The next few weeks were a blur of a thousand adjustments: to relatively sedentary days; to a schedule dictated by the local bus and train system; to corporate hierarchy, perpetually sunny skies, and the freshest avocados I’d ever tasted; to the fact that drivers actually yielded to pedestrians; to palm trees and beaches and mountains, oh my! But mostly, I had to adjust to the idea that home and its accompanying reassurances were thousands of miles out of reach. For all the wonder and promise of my new environment, I was constantly aware that, no matter how many times I clicked my heels, I’d never materialize on my own doorstep.

Either that, or my red shoes were simply defective.

Yet I was fortunate enough to encounter a slew of unprecedented fellow adventurers along my way. Although none asked for my assistance with an oil can or threw apples at talking trees, each added something innately valuable to my journey. Several emphasized the perks of spontaneity; others, the importance of rolling with even the most embarrassing of moments; and still others, the liberating strength of creativity or the simple joys of laughter. I even absorbed some highly practical skills, such as how to combat a vicious battalion of wolf spiders. Above all else, I developed an increased respect for the power of solidarity, particularly in the face of adversity. One friend, after hearing that I’d sold my bed and pillows with three nights left before my flight home, decided to sleep on the floor, too — just a couple time zones away.

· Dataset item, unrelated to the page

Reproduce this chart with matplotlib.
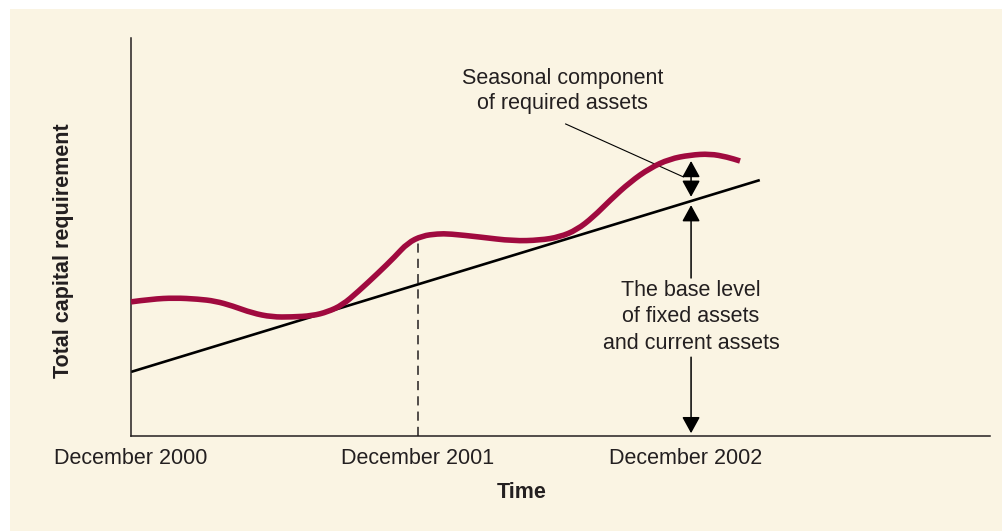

I’m now back in, quite literally, the exact same spot in which I stood seven months ago. Sometimes it feels as though I never left, and the only tangible evidence of expired time seems to be my longer hair or the new freckles on my cheeks and shoulders.

But perspective isn’t visible to begin with, anyway.

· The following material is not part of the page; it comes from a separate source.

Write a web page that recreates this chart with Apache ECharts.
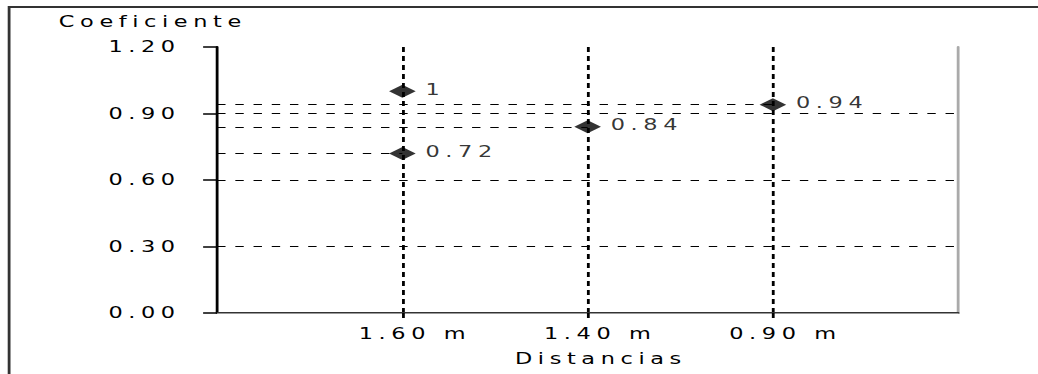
<!DOCTYPE html>
<html>
<head>
<meta charset="utf-8">
<script src="https://cdn.jsdelivr.net/npm/echarts@6/dist/echarts.min.js"></script>
<style>
  html, body { margin: 0; padding: 0; background: #fff; overflow: hidden; }
  /* the reference is stretched sideways, so draw narrow and stretch */
  #chart { width: 741px; height: 374px; transform: scaleX(1.4008); transform-origin: 0 0; }
  #chart text { letter-spacing: 4px; }
</style>
</head>
<body>
<div id="chart"></div>
<script>
  // categories on the x axis
  const categories = ['1.60 m', '1.40 m', '0.90 m']
  // y axis ticks
  const yTicks = [0, 0.3, 0.6, 0.9, 1.2]
  // measured points
  const pointCategory = ['1.60 m', '1.60 m', '1.40 m', '0.90 m']
  const pointValues = [1, 0.72, 0.84, 0.94]
  const pointLabels = ['1', '0.72', '0.84', '0.94']
  // dashed guides from the y axis to a point
  const guideCategory = ['1.60 m', '1.40 m', '0.90 m']
  const guideValues = [0.72, 0.84, 0.94]

  const font = 'DejaVu Sans'
  const axisData = [''].concat(categories, [''])
  const catIndex = c => categories.indexOf(c) + 1

  const chart = echarts.init(document.getElementById('chart'), null, {renderer: 'svg'})
  chart.setOption({
    animation: false,
    backgroundColor: '#fff',
    textStyle: {fontFamily: font, color: '#000'},
    title: {
      text: 'Coeficiente',
      left: 42,
      top: 14,
      padding: 0,
      textStyle: {fontFamily: font, fontSize: 16, fontWeight: 'normal', color: '#000'}
    },
    graphic: [{
      type: 'rect',
      silent: true,
      shape: {x: 6.5, y: 7, width: 800, height: 420},
      style: {fill: 'none', stroke: '#333', lineWidth: 2}
    }],
    grid: {left: 155, right: 57, top: 47, bottom: 61},
    xAxis: [{
      type: 'category',
      data: axisData,
      boundaryGap: false,
      name: 'Distancias',
      nameLocation: 'middle',
      nameGap: 38,
      nameTextStyle: {fontFamily: font, fontSize: 16, color: '#000', padding: [0, 0, 0, 19]},
      axisLine: {lineStyle: {color: '#333', width: 2}},
      axisTick: {
        show: true,
        interval: (i) => i > 0 && i < axisData.length - 1,
        length: 5,
        lineStyle: {color: '#000', width: 2}
      },
      axisLabel: {
        interval: 0,
        margin: 13,
        fontFamily: font,
        fontSize: 16,
        color: '#000',
        padding: [0, 0, 0, 18]
      },
      splitLine: {
        show: true,
        interval: (i) => i > 0 && i < axisData.length - 1,
        lineStyle: {color: '#000', width: 2, type: [5, 4]}
      }
    }, {
      type: 'category',
      data: axisData,
      boundaryGap: false,
      position: 'top',
      axisLine: {lineStyle: {color: '#999', width: 1}},
      axisTick: {show: false},
      axisLabel: {show: false},
      splitLine: {show: false}
    }],
    yAxis: [{
      type: 'value',
      min: yTicks[0],
      max: yTicks[yTicks.length - 1],
      interval: 0.3,
      axisLine: {show: true, lineStyle: {color: '#000', width: 2}},
      axisTick: {show: true, length: 10, lineStyle: {color: '#000', width: 1.5}},
      axisLabel: {
        margin: 26,
        fontFamily: font,
        fontSize: 16,
        color: '#000',
        formatter: v => v.toFixed(2)
      },
      splitLine: {
        show: true,
        showMinLine: false,
        showMaxLine: false,
        lineStyle: {color: '#000', width: 1, type: [6, 7]}
      }
    }, {
      type: 'value',
      position: 'right',
      min: yTicks[0],
      max: yTicks[yTicks.length - 1],
      interval: 0.3,
      axisLine: {show: true, lineStyle: {color: '#aaa', width: 2}},
      axisTick: {show: false},
      axisLabel: {show: false},
      splitLine: {show: false}
    }],
    series: [{
      type: 'scatter',
      symbol: 'diamond',
      symbolSize: [19, 13],
      itemStyle: {color: '#000'},
      data: pointValues.map((v, i) => ({
        value: [catIndex(pointCategory[i]), v],
        label: {formatter: pointLabels[i]}
      })),
      label: {
        show: true,
        position: 'right',
        distance: 7,
        offset: [0, -2],
        fontFamily: font,
        fontSize: 16,
        color: '#000'
      },
      markLine: {
        silent: true,
        symbol: ['none', 'none'],
        label: {show: false},
        lineStyle: {color: '#000', width: 1, type: [6, 7]},
        data: guideValues.map((v, i) => [
          {coord: [0, v]},
          {coord: [catIndex(guideCategory[i]), v]}
        ])
      },
      z: 5
    }]
  })
</script>
</body>
</html>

It’s true that there’s no place like home. Yet we sometimes need to embrace the storms that sweep us away. Though their nature varies, their common factor is that all are bound to teach us something in the end. My particular cyclone led me to recognize that we’re all searching for something. What many of us don’t realize, however, is that what we seek is often already within us. Those we choose to surround ourselves with make that path to self-discovery only brighter.

Whether you’re looking for a brain, a heart, the nerve or otherwise, you won’t find it if you put your faith in a fraudulent wizard or a city of green, glass high-rises. Simply look inward, and you might realize you’re already home.